A lot has been happening to me, physically, emotionally and mentally. I have been vomiting just about every day. But what is most concerning, has been sleep disturbances. I see strange creatures crawling the walls, while awakening. I have hallucinated also strange boys in my bedroom. I swore that mice were sleeping with me. When I turn the light on, nothing and nobody is there, except for my husband.. I have also found myself awakening downstairs on the living room sofa, after sleepwalking from the bed to the sofa. I have horrifying nightmares, as well. To be safe, I went for an MRI today.
I have gone for Brain MRI's before, but this one hit me hard.
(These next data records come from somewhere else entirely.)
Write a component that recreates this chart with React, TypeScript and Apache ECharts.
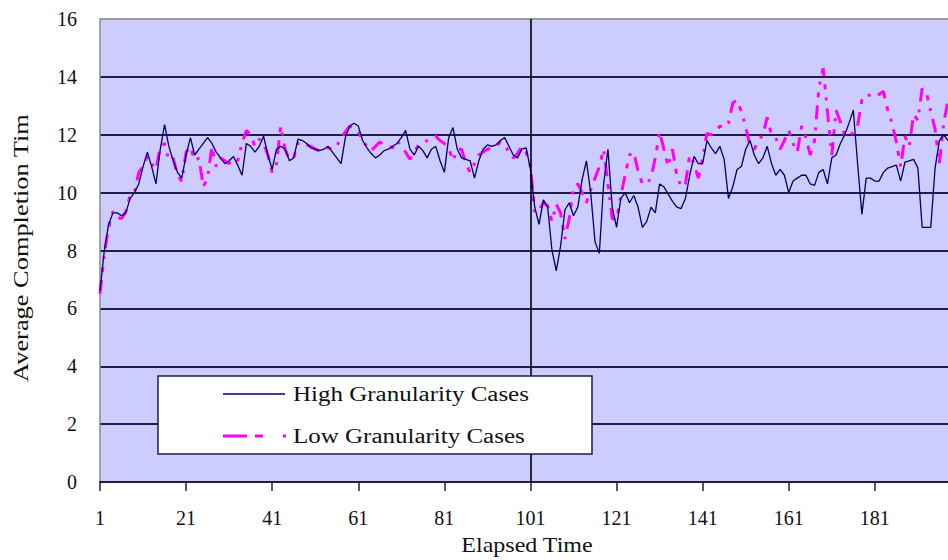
import React, { useEffect, useRef } from "react";
import * as echarts from "echarts";

// Elapsed time steps shown on the category axis (1 .. 198)
const elapsed: string[] = Array.from({ length: 198 }, (_, i) => String(i + 1));

// Average completion time, high granularity cases
const highGranularity: number[] = [
  6.6, 8.0, 8.9, 9.3, 9.3, 9.2, 9.3, 9.8, 10.0, 10.3,
  10.9, 11.4, 10.9, 10.3, 11.5, 12.35, 11.6, 11.1, 10.7, 10.5,
  11.3, 11.9, 11.3, 11.5, 11.7, 11.9, 11.7, 11.4, 11.2, 11.0,
  11.1, 11.25, 10.95, 10.6, 11.7, 11.6, 11.4, 11.6, 11.95, 11.3,
  10.8, 11.5, 11.6, 11.5, 11.1, 11.2, 11.85, 11.8, 11.7, 11.55,
  11.5, 11.45, 11.5, 11.6, 11.4, 11.2, 11.0, 11.9, 12.3, 12.4,
  12.3, 11.8, 11.55, 11.35, 11.2, 11.3, 11.45, 11.5, 11.6, 11.7,
  11.9, 12.15, 11.5, 11.3, 11.6, 11.45, 11.2, 11.5, 11.6, 11.1,
  10.7, 11.9, 12.25, 11.5, 11.2, 11.15, 11.1, 10.5, 11.1, 11.5,
  11.65, 11.6, 11.65, 11.8, 11.9, 11.6, 11.3, 11.2, 11.5, 11.55,
  10.8, 9.5, 8.9, 9.75, 9.5, 8.0, 7.3, 8.15, 9.4, 9.65,
  9.2, 9.5, 10.45, 11.1, 10.0, 8.3, 7.9, 10.3, 11.5, 9.5,
  8.8, 9.8, 10.0, 9.65, 9.9, 9.5, 8.8, 9.0, 9.5, 9.3,
  10.3, 10.2, 9.95, 9.7, 9.5, 9.45, 9.8, 10.6, 11.25, 11.0,
  11.0, 11.8, 11.55, 11.35, 11.6, 11.15, 9.8, 10.2, 10.8, 10.9,
  11.5, 11.8, 11.3, 11.0, 11.2, 11.6, 11.0, 10.6, 10.8, 10.6,
  10.0, 10.4, 10.5, 10.6, 10.6, 10.3, 10.25, 10.7, 10.8, 10.3,
  11.2, 11.3, 11.7, 12.0, 12.4, 12.85, 11.0, 9.25, 10.5, 10.5,
  10.4, 10.4, 10.7, 10.85, 10.9, 10.95, 10.4, 11.05, 11.1, 11.15,
  10.85, 8.8, 8.8, 8.8, 10.85, 11.8, 12.0, 11.8,
];

// Average completion time, low granularity cases
const lowGranularity: number[] = [
  6.5, 7.9, 8.8, 9.35, 9.15, 9.1, 9.35, 9.9, 10.0, 10.7,
  10.9, 11.25, 11.0, 10.8, 11.6, 11.7, 11.1, 11.2, 10.6, 10.4,
  11.4, 11.6, 11.1, 11.2, 10.2, 10.5, 11.6, 10.9, 11.2, 11.1,
  11.0, 11.2, 11.1, 11.7, 12.15, 12.0, 11.6, 11.85, 11.7, 11.3,
  10.7, 11.0, 12.3, 11.5, 11.15, 11.2, 11.7, 11.75, 11.65, 11.6,
  11.5, 11.45, 11.5, 11.55, 11.5, 11.6, 11.9, 12.1, 12.3, 12.2,
  12.1, 11.8, 11.6, 11.45, 11.6, 11.75, 11.65, 11.6, 11.55, 11.8,
  11.6, 11.4, 11.15, 11.4, 11.65, 11.7, 11.8, 11.9, 11.95, 11.8,
  11.7, 11.55, 11.1, 11.5, 11.5, 11.0, 10.7, 11.0, 11.3, 11.4,
  11.5, 11.55, 11.6, 11.75, 11.65, 11.4, 11.2, 11.35, 11.6, 11.4,
  10.9, 9.3, 9.4, 9.65, 9.55, 9.0, 9.6, 9.3, 8.4, 9.1,
  10.2, 10.3, 10.0, 9.65, 10.1, 10.5, 10.9, 11.5, 10.3, 9.1,
  9.05, 9.9, 10.6, 11.3, 11.4, 10.75, 10.3, 10.3, 10.5, 11.2,
  12.1, 11.5, 10.9, 11.5, 10.6, 10.2, 10.3, 11.3, 11.0, 10.5,
  11.2, 12.05, 12.0, 12.1, 12.3, 12.25, 12.4, 13.1, 13.2, 12.8,
  12.3, 11.6, 11.5, 11.8, 12.0, 12.6, 12.0, 11.9, 11.5, 11.8,
  12.15, 11.7, 11.4, 12.3, 11.9, 11.3, 11.8, 13.6, 14.3, 12.8,
  11.3, 12.85, 12.45, 12.0, 11.9, 12.1, 12.3, 13.2, 13.4, 13.35,
  13.3, 13.4, 13.5, 12.85, 12.4, 11.75, 10.9, 11.95, 11.6, 12.7,
  12.5, 13.6, 13.45, 12.8, 12.2, 11.0, 12.4, 13.2,
];

const seriesNames = ["High Granularity Cases", "Low Granularity Cases"];
const yAxisTitle = "Average Completion Tim";
const xAxisTitle = "Elapsed Time";

const SERIF = "'Liberation Serif', 'Times New Roman', serif";
const NAVY = "#000066";
const MAGENTA = "#FF00FF";
const GRID_LINE = "#1e1e46";

export default function App() {
  const ref = useRef<HTMLDivElement>(null);

  useEffect(() => {
    if (!ref.current) return;
    const chart = echarts.init(ref.current, undefined, { renderer: "svg" });

    chart.setOption({
      animation: false,
      backgroundColor: "#ffffff",
      grid: {
        left: 100,
        right: 0,
        top: 19,
        bottom: 78,
        show: true,
        backgroundColor: "#CCCCFF",
        borderWidth: 0,
      },
      xAxis: {
        type: "category",
        data: elapsed,
        boundaryGap: false,
        axisLine: { lineStyle: { color: GRID_LINE, width: 1.8 } },
        axisTick: {
          interval: 19,
          length: 9,
          lineStyle: { color: GRID_LINE, width: 1.5 },
        },
        axisLabel: {
          interval: 19,
          margin: 26,
          color: "#111",
          fontFamily: SERIF,
          fontSize: 20,
        },
        splitLine: { show: false },
      },
      yAxis: {
        type: "value",
        min: 0,
        max: 16,
        interval: 2,
        axisLine: { show: true, lineStyle: { color: "#8a8a8a", width: 1.5 } },
        axisTick: { show: false },
        axisLabel: {
          margin: 23,
          color: "#111",
          fontFamily: SERIF,
          fontSize: 20,
        },
        splitLine: {
          show: true,
          lineStyle: {
            width: 1.8,
            color: [
              GRID_LINE, GRID_LINE, GRID_LINE, GRID_LINE, GRID_LINE,
              GRID_LINE, GRID_LINE, GRID_LINE, "#9a9a9a",
            ],
          },
        },
      },
      series: [
        {
          name: seriesNames[0],
          type: "line",
          data: highGranularity,
          symbol: "none",
          lineStyle: { color: NAVY, width: 1.3 },
          z: 3,
          markLine: {
            silent: true,
            symbol: "none",
            label: { show: false },
            lineStyle: { color: "#000", width: 1.6, type: "solid" },
            data: [{ xAxis: "101" }],
          },
        },
        {
          name: seriesNames[1],
          type: "line",
          data: lowGranularity,
          symbol: "none",
          lineStyle: {
            color: MAGENTA,
            width: 3,
            type: [14, 8, 5, 8, 3, 8],
          },
          z: 2,
        },
      ],
      graphic: [
        // axis titles
        {
          type: "text",
          x: 21,
          y: 248,
          rotation: Math.PI / 2,
          scaleX: 1.32,
          style: {
            text: yAxisTitle,
            font: `20px ${SERIF}`,
            fill: "#111",
            textAlign: "center",
            textVerticalAlign: "middle",
          },
        },
        {
          type: "text",
          x: 527,
          y: 545,
          scaleX: 1.2,
          style: {
            text: xAxisTitle,
            font: `20px ${SERIF}`,
            fill: "#111",
            textAlign: "center",
            textVerticalAlign: "middle",
          },
        },
        // legend box
        {
          type: "rect",
          z: 10,
          shape: { x: 158, y: 376, width: 434, height: 78 },
          style: { fill: "#ffffff", stroke: GRID_LINE, lineWidth: 1.5 },
        },
        {
          type: "line",
          z: 11,
          shape: { x1: 223, y1: 394, x2: 285, y2: 394 },
          style: { stroke: NAVY, lineWidth: 1.5 },
        },
        {
          type: "line",
          z: 11,
          shape: { x1: 223, y1: 436, x2: 287, y2: 436 },
          style: {
            stroke: MAGENTA,
            lineWidth: 3,
            lineDash: [24, 8, 8, 20, 3, 100],
          },
        },
        {
          type: "text",
          z: 11,
          x: 293,
          y: 394,
          scaleX: 1.25,
          style: {
            text: seriesNames[0],
            font: `20px ${SERIF}`,
            fill: "#111",
            textAlign: "left",
            textVerticalAlign: "middle",
          },
        },
        {
          type: "text",
          z: 11,
          x: 293,
          y: 436,
          scaleX: 1.25,
          style: {
            text: seriesNames[1],
            font: `20px ${SERIF}`,
            fill: "#111",
            textAlign: "left",
            textVerticalAlign: "middle",
          },
        },
      ],
    });

    return () => chart.dispose();
  }, []);

  return (
    <div
      ref={ref}
      style={{ position: "absolute", left: 0, top: 0, width: 948, height: 560 }}
    />
  );
}
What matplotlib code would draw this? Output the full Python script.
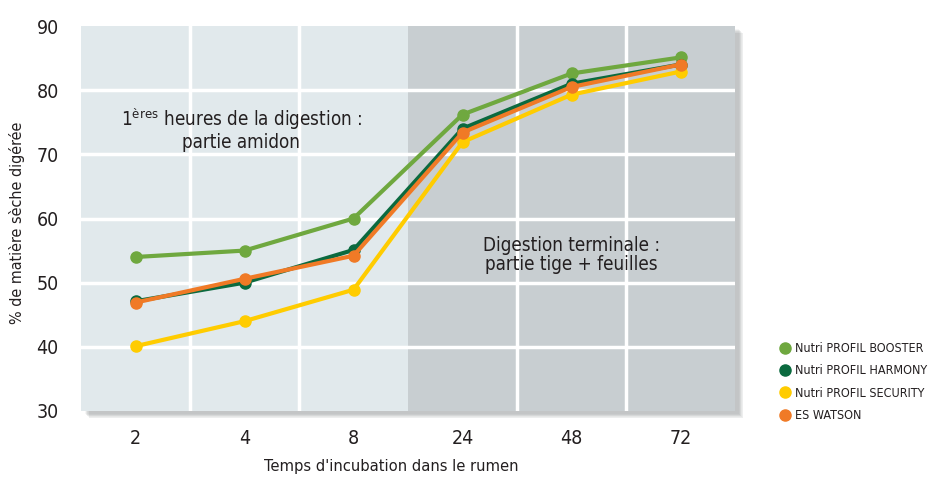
import matplotlib.pyplot as plt
from matplotlib.patches import Rectangle
import numpy as np

plt.rcParams['font.family'] = ['DejaVu Sans']
plt.rcParams['font.stretch'] = 'condensed'
plt.rcParams['mathtext.fontset'] = 'custom'
plt.rcParams['mathtext.rm'] = 'DejaVu Sans:stretch=condensed'

hours = ['2', '4', '8', '24', '48', '72']
booster = [54, 55, 60, 76.2, 82.6, 85.1]
harmony = [47.1, 50, 55.1, 74, 81, 84]
security = [40.1, 44, 48.9, 71.9, 79.3, 82.9]
watson = [46.9, 50.6, 54.2, 73.4, 80.5, 84]

series = [
    ('Nutri PROFIL BOOSTER', booster, '#6fa83f'),
    ('Nutri PROFIL HARMONY', harmony, '#0b6a3f'),
    ('Nutri PROFIL SECURITY', security, '#ffcc00'),
    ('ES WATSON', watson, '#f07a26'),
]
txt_col = '#231f20'

fig = plt.figure(figsize=(9.29, 4.78), dpi=100)
ax = fig.add_axes([81 / 929, 1 - 411 / 478, 654 / 929, 385 / 478])

x = np.arange(len(hours))

# soft shadow under the plot area
for i in range(8):
    sh = Rectangle((81 / 929 + (4 + i * 0.6) / 929, 1 - 411 / 478 - (3 + i * 0.6) / 478),
                   654 / 929, 385 / 478, transform=fig.transFigure,
                   facecolor='#6a6f73', alpha=0.06, zorder=-5, lw=0)
    fig.patches.append(sh)

ax.set_xlim(-0.5, 5.5)
ax.set_ylim(30, 89.6)
ax.axvspan(-0.5, 2.5, color='#e1e9ec', zorder=0, lw=0)
ax.axvspan(2.5, 5.5, color='#c8ced1', zorder=0, lw=0)

for yv in [40, 50, 60, 70, 80]:
    ax.axhline(yv, color='white', lw=2.5, zorder=1)
for xv in [0.5, 1.5, 3.5, 4.5]:
    ax.axvline(xv, color='white', lw=2.5, zorder=1)

for label, vals, col in series:
    ax.plot(x, vals, color=col, lw=3, marker='o', ms=8, label=label, zorder=3)

ax.set_xticks(x)
ax.set_xticklabels(hours)
ax.set_yticks([30, 40, 50, 60, 70, 80, 90])
ax.tick_params(axis='both', length=0, labelsize=14, labelcolor=txt_col)
ax.tick_params(axis='x', pad=13)
ax.tick_params(axis='y', pad=16)
for sp in ax.spines.values():
    sp.set_visible(False)

ax.set_xlabel("Temps d'incubation dans le rumen", fontsize=11.8, color=txt_col)
ax.xaxis.set_label_coords(0.474, -0.125)
ax.set_ylabel('% de matière sèche digérée', fontsize=11.5, color=txt_col)
ax.yaxis.set_label_coords(-0.086, 0.49)

ax.text(0.97, 74.0, r'1$^{\rm ères}$ heures de la digestion :' + '\npartie amidon',
        ha='center', va='center', fontsize=13.5, color=txt_col, linespacing=1.05, zorder=4)
ax.text(4.0, 54.3, 'Digestion terminale :\npartie tige + feuilles',
        ha='center', va='center', fontsize=13.5, color=txt_col, linespacing=1.05, zorder=4)

handles = [plt.Line2D([], [], ls='', marker='o', ms=8, color=c) for _, _, c in series]
fig.legend(handles, [s[0] for s in series], loc='upper left',
           bbox_to_anchor=(771 / 929, 1 - 337 / 478), frameon=False, fontsize=9,
           handletextpad=0.0, labelspacing=0.75, handlelength=1.5,
           labelcolor=txt_col, borderaxespad=0)

fig.savefig('out.png', dpi=100)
I cried all of this morning before, the procedure. I am being attacked by Depression, badly. I took 2 tranquilizers spaced apart, but still panicked and cried when they put a mask on my face., before the MRI. I am claustrophobic. They told me to keep my eyes shut, so I did.
I survived my MRI, but for some reason, I just don't have a positive feeling about this. The Doctors tell me that, there is probably nothing wrong with my brain. It is entirely possible, that this is trauma related. As you may know, my father was physically, emotionally and sexually abusive towards me. For this reason, I have Post Traumatic Stress Disorder. For this reason, I will probably always have trauma issues.
I have discovered, over the years, that mental or traumatic stress can produce some really, fucking strange, scary symptoms.